▸ PROMPT:
Select the lines of the records containing the word "this" and list them.

▸ EXTRACTED ENTRIES:
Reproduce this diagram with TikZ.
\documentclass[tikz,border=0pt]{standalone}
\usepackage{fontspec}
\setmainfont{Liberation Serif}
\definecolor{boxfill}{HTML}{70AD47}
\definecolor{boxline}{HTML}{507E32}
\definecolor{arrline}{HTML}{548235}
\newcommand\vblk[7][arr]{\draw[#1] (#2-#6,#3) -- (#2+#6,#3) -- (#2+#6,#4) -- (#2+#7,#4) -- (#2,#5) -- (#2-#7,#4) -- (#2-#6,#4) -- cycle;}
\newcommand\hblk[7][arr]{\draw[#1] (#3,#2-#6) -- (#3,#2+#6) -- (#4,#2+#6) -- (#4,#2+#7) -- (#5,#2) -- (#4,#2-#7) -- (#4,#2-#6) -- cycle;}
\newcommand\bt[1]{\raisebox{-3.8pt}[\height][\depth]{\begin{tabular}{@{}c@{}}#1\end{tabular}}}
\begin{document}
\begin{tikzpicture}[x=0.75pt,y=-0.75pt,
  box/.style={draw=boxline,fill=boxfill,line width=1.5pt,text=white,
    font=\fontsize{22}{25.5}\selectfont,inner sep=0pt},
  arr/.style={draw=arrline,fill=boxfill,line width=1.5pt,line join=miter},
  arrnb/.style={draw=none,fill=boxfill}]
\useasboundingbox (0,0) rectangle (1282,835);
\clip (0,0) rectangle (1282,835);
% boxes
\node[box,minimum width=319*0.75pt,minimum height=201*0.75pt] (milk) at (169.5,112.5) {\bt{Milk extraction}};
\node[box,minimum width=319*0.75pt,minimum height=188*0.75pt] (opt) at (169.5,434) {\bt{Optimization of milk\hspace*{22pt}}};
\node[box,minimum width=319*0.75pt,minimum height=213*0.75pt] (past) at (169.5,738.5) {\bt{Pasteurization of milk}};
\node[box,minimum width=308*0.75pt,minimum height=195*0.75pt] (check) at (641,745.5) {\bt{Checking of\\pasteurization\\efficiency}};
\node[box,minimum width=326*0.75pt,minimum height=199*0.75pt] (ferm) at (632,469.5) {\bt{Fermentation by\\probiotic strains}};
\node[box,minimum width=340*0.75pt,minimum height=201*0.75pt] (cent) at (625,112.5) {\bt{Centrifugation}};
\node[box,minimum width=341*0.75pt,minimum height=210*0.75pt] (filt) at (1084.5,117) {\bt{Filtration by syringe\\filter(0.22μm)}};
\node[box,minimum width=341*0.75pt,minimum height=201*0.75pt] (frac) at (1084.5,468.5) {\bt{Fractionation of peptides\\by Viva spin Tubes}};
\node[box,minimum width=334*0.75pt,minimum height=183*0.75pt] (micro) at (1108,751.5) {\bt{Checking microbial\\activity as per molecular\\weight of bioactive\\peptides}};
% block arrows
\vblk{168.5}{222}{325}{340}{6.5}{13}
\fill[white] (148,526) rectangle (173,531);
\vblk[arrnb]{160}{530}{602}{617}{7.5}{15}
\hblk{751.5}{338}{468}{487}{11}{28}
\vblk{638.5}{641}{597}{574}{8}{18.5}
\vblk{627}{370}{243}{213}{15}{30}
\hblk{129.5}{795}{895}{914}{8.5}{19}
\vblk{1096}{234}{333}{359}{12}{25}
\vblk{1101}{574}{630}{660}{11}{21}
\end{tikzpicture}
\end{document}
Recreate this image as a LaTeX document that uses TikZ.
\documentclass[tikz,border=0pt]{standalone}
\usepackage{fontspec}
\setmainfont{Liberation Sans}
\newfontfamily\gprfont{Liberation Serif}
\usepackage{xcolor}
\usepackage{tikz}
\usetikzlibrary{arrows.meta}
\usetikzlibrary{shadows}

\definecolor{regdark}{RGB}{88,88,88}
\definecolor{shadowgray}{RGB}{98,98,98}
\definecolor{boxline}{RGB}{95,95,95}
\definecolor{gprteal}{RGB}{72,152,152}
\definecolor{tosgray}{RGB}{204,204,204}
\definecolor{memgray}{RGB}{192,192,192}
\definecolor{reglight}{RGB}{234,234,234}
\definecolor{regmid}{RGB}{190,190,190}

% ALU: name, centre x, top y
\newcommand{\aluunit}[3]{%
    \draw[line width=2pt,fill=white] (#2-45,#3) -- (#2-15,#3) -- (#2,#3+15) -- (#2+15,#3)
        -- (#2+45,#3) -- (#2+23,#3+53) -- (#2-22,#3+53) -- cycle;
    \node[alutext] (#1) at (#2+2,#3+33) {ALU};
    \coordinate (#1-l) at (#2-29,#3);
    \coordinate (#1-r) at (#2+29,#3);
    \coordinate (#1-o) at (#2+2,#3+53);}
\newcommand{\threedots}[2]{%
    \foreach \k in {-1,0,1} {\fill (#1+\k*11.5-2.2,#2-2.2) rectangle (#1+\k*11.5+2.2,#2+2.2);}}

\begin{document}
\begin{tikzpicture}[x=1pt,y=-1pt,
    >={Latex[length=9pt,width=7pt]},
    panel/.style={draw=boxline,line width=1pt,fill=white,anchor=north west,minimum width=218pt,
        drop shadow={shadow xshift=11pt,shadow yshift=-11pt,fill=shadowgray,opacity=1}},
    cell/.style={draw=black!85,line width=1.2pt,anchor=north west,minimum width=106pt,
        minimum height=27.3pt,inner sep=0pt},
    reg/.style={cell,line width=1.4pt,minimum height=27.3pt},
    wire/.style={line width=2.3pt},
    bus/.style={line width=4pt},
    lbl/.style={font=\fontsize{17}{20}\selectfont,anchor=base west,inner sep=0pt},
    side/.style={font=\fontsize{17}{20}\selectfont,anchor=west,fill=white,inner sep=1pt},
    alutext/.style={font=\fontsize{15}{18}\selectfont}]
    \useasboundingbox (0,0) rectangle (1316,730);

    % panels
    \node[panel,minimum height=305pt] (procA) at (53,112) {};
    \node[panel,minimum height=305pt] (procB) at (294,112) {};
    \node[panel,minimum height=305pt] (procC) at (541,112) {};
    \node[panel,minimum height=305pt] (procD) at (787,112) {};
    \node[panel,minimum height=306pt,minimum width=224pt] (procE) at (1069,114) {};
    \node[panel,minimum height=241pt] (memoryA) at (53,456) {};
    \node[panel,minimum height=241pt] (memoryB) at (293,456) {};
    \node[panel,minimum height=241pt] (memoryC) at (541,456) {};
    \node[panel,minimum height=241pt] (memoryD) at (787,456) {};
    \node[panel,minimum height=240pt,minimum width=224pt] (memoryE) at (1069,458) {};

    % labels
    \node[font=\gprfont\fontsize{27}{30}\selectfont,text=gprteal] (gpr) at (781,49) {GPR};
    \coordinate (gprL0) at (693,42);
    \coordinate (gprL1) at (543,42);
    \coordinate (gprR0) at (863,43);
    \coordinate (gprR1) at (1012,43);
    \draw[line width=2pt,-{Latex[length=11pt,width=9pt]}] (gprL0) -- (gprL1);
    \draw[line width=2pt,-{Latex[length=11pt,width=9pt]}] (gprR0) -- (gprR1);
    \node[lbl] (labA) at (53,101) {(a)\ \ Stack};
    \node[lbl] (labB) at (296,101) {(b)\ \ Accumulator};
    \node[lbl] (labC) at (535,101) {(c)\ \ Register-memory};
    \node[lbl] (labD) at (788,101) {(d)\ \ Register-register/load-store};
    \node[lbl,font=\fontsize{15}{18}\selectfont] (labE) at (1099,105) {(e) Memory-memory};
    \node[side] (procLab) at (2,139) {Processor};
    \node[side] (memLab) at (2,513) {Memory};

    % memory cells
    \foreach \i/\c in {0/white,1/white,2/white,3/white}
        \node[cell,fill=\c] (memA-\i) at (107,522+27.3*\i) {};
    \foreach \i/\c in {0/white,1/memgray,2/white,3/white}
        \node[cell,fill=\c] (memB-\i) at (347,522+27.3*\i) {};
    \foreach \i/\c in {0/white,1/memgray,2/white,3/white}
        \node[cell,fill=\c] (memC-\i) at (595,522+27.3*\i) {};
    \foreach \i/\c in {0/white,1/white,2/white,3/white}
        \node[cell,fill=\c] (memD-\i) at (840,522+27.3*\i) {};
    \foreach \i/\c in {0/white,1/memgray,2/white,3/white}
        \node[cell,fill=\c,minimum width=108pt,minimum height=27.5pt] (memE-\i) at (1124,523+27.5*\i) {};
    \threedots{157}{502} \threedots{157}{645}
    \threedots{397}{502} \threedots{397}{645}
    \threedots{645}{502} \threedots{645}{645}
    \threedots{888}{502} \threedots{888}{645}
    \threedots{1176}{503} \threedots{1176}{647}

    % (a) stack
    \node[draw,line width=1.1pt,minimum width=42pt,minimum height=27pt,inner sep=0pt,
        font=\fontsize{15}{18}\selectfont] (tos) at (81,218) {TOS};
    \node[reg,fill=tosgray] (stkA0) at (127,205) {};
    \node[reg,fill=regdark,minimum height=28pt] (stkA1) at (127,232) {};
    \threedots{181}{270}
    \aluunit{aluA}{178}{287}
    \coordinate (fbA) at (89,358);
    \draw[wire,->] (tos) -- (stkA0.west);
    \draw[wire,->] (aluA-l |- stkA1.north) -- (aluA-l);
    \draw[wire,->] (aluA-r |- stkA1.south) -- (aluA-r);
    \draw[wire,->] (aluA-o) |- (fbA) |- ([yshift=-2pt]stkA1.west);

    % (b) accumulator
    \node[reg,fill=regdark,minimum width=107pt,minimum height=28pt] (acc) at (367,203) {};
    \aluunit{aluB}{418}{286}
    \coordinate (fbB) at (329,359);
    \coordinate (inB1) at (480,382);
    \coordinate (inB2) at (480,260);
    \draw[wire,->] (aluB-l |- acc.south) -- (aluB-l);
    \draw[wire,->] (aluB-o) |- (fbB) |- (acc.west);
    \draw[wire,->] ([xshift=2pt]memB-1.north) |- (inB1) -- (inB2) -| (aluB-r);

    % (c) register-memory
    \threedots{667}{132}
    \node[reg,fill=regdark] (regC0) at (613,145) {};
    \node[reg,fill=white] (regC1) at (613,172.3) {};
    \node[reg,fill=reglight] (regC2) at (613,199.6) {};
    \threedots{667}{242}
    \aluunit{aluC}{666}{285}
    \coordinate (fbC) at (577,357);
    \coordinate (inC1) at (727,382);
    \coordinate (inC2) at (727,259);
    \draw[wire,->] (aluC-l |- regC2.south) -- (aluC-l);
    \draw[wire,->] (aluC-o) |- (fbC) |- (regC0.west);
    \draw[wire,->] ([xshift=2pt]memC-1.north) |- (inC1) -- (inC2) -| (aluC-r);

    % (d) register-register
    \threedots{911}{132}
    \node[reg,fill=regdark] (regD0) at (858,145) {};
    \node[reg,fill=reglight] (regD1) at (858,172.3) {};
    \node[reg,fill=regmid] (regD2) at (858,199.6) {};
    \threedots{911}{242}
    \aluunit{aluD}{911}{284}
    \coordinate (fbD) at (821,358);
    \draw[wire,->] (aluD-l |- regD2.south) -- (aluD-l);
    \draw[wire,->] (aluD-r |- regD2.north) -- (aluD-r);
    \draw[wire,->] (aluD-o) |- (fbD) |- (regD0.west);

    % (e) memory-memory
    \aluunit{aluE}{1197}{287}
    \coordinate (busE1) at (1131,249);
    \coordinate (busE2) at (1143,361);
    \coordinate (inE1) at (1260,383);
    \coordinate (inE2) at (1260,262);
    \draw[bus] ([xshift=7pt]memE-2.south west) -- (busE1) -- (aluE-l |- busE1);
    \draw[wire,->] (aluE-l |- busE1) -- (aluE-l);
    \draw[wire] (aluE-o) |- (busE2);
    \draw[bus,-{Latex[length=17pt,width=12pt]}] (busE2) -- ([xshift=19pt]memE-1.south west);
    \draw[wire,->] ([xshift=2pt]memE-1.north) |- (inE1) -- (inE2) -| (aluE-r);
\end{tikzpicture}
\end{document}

▸ RESPONSE:
Reproduce this diagram with TikZ.
Recreate this image as a LaTeX document that uses TikZ.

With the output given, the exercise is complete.